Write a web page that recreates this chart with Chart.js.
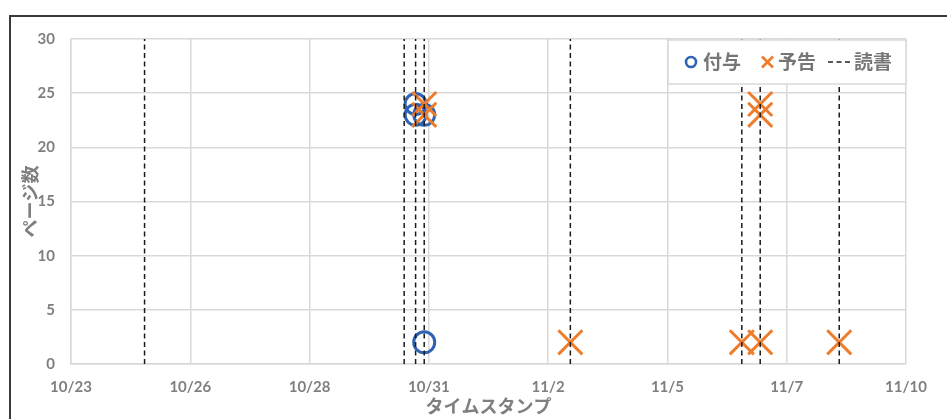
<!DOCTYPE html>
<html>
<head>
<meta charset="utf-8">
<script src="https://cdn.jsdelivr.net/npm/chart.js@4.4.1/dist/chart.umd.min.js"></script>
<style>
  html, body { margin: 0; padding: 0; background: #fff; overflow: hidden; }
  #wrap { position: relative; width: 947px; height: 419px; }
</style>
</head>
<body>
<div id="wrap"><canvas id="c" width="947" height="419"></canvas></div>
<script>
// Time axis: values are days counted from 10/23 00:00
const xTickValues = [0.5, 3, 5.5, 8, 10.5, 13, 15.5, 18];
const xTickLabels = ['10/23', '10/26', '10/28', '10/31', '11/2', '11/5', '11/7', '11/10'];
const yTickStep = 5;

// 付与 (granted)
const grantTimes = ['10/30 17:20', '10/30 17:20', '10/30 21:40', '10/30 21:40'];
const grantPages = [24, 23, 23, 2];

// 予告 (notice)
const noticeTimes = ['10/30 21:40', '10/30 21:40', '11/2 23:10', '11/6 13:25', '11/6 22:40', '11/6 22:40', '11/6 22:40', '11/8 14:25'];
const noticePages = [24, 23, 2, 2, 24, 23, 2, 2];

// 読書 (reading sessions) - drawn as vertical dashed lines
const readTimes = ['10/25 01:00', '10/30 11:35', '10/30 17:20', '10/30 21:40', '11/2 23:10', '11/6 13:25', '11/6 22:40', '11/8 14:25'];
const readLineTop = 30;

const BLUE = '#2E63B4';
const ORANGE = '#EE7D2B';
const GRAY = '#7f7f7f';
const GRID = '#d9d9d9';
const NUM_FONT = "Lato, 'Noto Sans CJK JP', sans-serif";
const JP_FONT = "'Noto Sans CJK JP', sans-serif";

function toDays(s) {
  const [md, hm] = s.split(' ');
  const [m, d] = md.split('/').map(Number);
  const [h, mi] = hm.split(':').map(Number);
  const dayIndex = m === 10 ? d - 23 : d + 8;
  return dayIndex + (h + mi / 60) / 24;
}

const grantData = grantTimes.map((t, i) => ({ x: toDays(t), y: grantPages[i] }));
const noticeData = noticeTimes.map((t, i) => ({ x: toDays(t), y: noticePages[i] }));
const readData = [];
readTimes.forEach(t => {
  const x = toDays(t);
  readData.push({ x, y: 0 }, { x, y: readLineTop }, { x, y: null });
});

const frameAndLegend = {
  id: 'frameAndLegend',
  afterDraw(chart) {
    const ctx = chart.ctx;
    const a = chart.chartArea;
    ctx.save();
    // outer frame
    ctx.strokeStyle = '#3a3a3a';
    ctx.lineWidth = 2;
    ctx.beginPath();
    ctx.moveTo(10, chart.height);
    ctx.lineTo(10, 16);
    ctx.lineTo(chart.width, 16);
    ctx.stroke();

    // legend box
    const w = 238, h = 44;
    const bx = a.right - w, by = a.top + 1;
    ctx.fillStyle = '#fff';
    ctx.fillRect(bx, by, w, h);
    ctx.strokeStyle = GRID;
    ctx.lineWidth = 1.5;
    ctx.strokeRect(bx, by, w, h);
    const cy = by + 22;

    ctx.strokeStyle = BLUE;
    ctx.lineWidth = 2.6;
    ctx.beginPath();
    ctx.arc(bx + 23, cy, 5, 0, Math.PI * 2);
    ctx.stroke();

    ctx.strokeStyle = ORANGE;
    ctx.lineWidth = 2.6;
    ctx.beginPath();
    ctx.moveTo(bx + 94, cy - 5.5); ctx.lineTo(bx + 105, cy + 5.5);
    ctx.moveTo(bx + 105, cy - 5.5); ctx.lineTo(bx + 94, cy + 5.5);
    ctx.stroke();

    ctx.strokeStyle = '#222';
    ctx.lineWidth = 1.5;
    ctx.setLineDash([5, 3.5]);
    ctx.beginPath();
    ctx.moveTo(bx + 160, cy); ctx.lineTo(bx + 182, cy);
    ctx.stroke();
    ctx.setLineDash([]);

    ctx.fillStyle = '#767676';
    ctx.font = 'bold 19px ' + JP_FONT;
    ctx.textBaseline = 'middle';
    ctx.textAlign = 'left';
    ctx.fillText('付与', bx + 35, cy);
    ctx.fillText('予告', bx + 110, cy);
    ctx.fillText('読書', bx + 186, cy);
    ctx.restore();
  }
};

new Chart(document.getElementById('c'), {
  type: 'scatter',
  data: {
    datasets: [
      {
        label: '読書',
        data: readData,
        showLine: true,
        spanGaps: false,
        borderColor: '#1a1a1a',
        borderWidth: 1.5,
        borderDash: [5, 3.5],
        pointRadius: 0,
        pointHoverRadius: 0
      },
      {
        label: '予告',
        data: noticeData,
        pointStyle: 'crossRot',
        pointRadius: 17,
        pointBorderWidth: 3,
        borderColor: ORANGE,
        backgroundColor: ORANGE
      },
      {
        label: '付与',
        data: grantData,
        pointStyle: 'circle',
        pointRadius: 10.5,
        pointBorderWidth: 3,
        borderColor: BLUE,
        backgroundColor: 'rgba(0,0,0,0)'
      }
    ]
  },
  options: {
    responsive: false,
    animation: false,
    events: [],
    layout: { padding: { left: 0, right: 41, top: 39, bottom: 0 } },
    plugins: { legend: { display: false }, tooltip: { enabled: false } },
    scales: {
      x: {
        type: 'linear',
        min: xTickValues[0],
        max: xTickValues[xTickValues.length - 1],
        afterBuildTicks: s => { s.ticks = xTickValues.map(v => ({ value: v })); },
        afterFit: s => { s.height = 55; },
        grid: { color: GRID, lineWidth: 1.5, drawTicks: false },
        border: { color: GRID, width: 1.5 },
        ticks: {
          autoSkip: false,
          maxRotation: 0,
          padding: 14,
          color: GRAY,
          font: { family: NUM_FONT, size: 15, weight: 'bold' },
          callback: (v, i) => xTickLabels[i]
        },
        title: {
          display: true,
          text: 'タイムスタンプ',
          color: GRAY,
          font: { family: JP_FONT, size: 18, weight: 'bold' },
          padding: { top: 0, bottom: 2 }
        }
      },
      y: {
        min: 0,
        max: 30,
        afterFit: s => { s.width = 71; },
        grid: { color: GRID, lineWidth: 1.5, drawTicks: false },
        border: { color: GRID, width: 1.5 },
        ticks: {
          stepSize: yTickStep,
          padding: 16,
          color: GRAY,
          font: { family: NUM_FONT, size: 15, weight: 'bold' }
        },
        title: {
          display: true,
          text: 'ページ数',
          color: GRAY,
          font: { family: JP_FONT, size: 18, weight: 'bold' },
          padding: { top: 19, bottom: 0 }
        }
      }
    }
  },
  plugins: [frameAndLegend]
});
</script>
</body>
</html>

● The exercise
Copy each line in full and exactly, omitting any picture.

● Answer to the exercise
Write a web page that recreates this chart with Chart.js.
<!DOCTYPE html>
<html>
<head>
<meta charset="utf-8">
<script src="https://cdn.jsdelivr.net/npm/chart.js@4.4.1/dist/chart.umd.min.js"></script>
<style>
  html, body { margin: 0; padding: 0; background: #fff; overflow: hidden; }
  #wrap { position: relative; width: 947px; height: 419px; }
</style>
</head>
<body>
<div id="wrap"><canvas id="c" width="947" height="419"></canvas></div>
<script>
// Time axis: values are days counted from 10/23 00:00
const xTickValues = [0.5, 3, 5.5, 8, 10.5, 13, 15.5, 18];
const xTickLabels = ['10/23', '10/26', '10/28', '10/31', '11/2', '11/5', '11/7', '11/10'];
const yTickStep = 5;

// 付与 (granted)
const grantTimes = ['10/30 17:20', '10/30 17:20', '10/30 21:40', '10/30 21:40'];
const grantPages = [24, 23, 23, 2];

// 予告 (notice)
const noticeTimes = ['10/30 21:40', '10/30 21:40', '11/2 23:10', '11/6 13:25', '11/6 22:40', '11/6 22:40', '11/6 22:40', '11/8 14:25'];
const noticePages = [24, 23, 2, 2, 24, 23, 2, 2];

// 読書 (reading sessions) - drawn as vertical dashed lines
const readTimes = ['10/25 01:00', '10/30 11:35', '10/30 17:20', '10/30 21:40', '11/2 23:10', '11/6 13:25', '11/6 22:40', '11/8 14:25'];
const readLineTop = 30;

const BLUE = '#2E63B4';
const ORANGE = '#EE7D2B';
const GRAY = '#7f7f7f';
const GRID = '#d9d9d9';
const NUM_FONT = "Lato, 'Noto Sans CJK JP', sans-serif";
const JP_FONT = "'Noto Sans CJK JP', sans-serif";

function toDays(s) {
  const [md, hm] = s.split(' ');
  const [m, d] = md.split('/').map(Number);
  const [h, mi] = hm.split(':').map(Number);
  const dayIndex = m === 10 ? d - 23 : d + 8;
  return dayIndex + (h + mi / 60) / 24;
}

const grantData = grantTimes.map((t, i) => ({ x: toDays(t), y: grantPages[i] }));
const noticeData = noticeTimes.map((t, i) => ({ x: toDays(t), y: noticePages[i] }));
const readData = [];
readTimes.forEach(t => {
  const x = toDays(t);
  readData.push({ x, y: 0 }, { x, y: readLineTop }, { x, y: null });
});

const frameAndLegend = {
  id: 'frameAndLegend',
  afterDraw(chart) {
    const ctx = chart.ctx;
    const a = chart.chartArea;
    ctx.save();
    // outer frame
    ctx.strokeStyle = '#3a3a3a';
    ctx.lineWidth = 2;
    ctx.beginPath();
    ctx.moveTo(10, chart.height);
    ctx.lineTo(10, 16);
    ctx.lineTo(chart.width, 16);
    ctx.stroke();

    // legend box
    const w = 238, h = 44;
    const bx = a.right - w, by = a.top + 1;
    ctx.fillStyle = '#fff';
    ctx.fillRect(bx, by, w, h);
    ctx.strokeStyle = GRID;
    ctx.lineWidth = 1.5;
    ctx.strokeRect(bx, by, w, h);
    const cy = by + 22;

    ctx.strokeStyle = BLUE;
    ctx.lineWidth = 2.6;
    ctx.beginPath();
    ctx.arc(bx + 23, cy, 5, 0, Math.PI * 2);
    ctx.stroke();

    ctx.strokeStyle = ORANGE;
    ctx.lineWidth = 2.6;
    ctx.beginPath();
    ctx.moveTo(bx + 94, cy - 5.5); ctx.lineTo(bx + 105, cy + 5.5);
    ctx.moveTo(bx + 105, cy - 5.5); ctx.lineTo(bx + 94, cy + 5.5);
    ctx.stroke();

    ctx.strokeStyle = '#222';
    ctx.lineWidth = 1.5;
    ctx.setLineDash([5, 3.5]);
    ctx.beginPath();
    ctx.moveTo(bx + 160, cy); ctx.lineTo(bx + 182, cy);
    ctx.stroke();
    ctx.setLineDash([]);

    ctx.fillStyle = '#767676';
    ctx.font = 'bold 19px ' + JP_FONT;
    ctx.textBaseline = 'middle';
    ctx.textAlign = 'left';
    ctx.fillText('付与', bx + 35, cy);
    ctx.fillText('予告', bx + 110, cy);
    ctx.fillText('読書', bx + 186, cy);
    ctx.restore();
  }
};

new Chart(document.getElementById('c'), {
  type: 'scatter',
  data: {
    datasets: [
      {
        label: '読書',
        data: readData,
        showLine: true,
        spanGaps: false,
        borderColor: '#1a1a1a',
        borderWidth: 1.5,
        borderDash: [5, 3.5],
        pointRadius: 0,
        pointHoverRadius: 0
      },
      {
        label: '予告',
        data: noticeData,
        pointStyle: 'crossRot',
        pointRadius: 17,
        pointBorderWidth: 3,
        borderColor: ORANGE,
        backgroundColor: ORANGE
      },
      {
        label: '付与',
        data: grantData,
        pointStyle: 'circle',
        pointRadius: 10.5,
        pointBorderWidth: 3,
        borderColor: BLUE,
        backgroundColor: 'rgba(0,0,0,0)'
      }
    ]
  },
  options: {
    responsive: false,
    animation: false,
    events: [],
    layout: { padding: { left: 0, right: 41, top: 39, bottom: 0 } },
    plugins: { legend: { display: false }, tooltip: { enabled: false } },
    scales: {
      x: {
        type: 'linear',
        min: xTickValues[0],
        max: xTickValues[xTickValues.length - 1],
        afterBuildTicks: s => { s.ticks = xTickValues.map(v => ({ value: v })); },
        afterFit: s => { s.height = 55; },
        grid: { color: GRID, lineWidth: 1.5, drawTicks: false },
        border: { color: GRID, width: 1.5 },
        ticks: {
          autoSkip: false,
          maxRotation: 0,
          padding: 14,
          color: GRAY,
          font: { family: NUM_FONT, size: 15, weight: 'bold' },
          callback: (v, i) => xTickLabels[i]
        },
        title: {
          display: true,
          text: 'タイムスタンプ',
          color: GRAY,
          font: { family: JP_FONT, size: 18, weight: 'bold' },
          padding: { top: 0, bottom: 2 }
        }
      },
      y: {
        min: 0,
        max: 30,
        afterFit: s => { s.width = 71; },
        grid: { color: GRID, lineWidth: 1.5, drawTicks: false },
        border: { color: GRID, width: 1.5 },
        ticks: {
          stepSize: yTickStep,
          padding: 16,
          color: GRAY,
          font: { family: NUM_FONT, size: 15, weight: 'bold' }
        },
        title: {
          display: true,
          text: 'ページ数',
          color: GRAY,
          font: { family: JP_FONT, size: 18, weight: 'bold' },
          padding: { top: 19, bottom: 0 }
        }
      }
    }
  },
  plugins: [frameAndLegend]
});
</script>
</body>
</html>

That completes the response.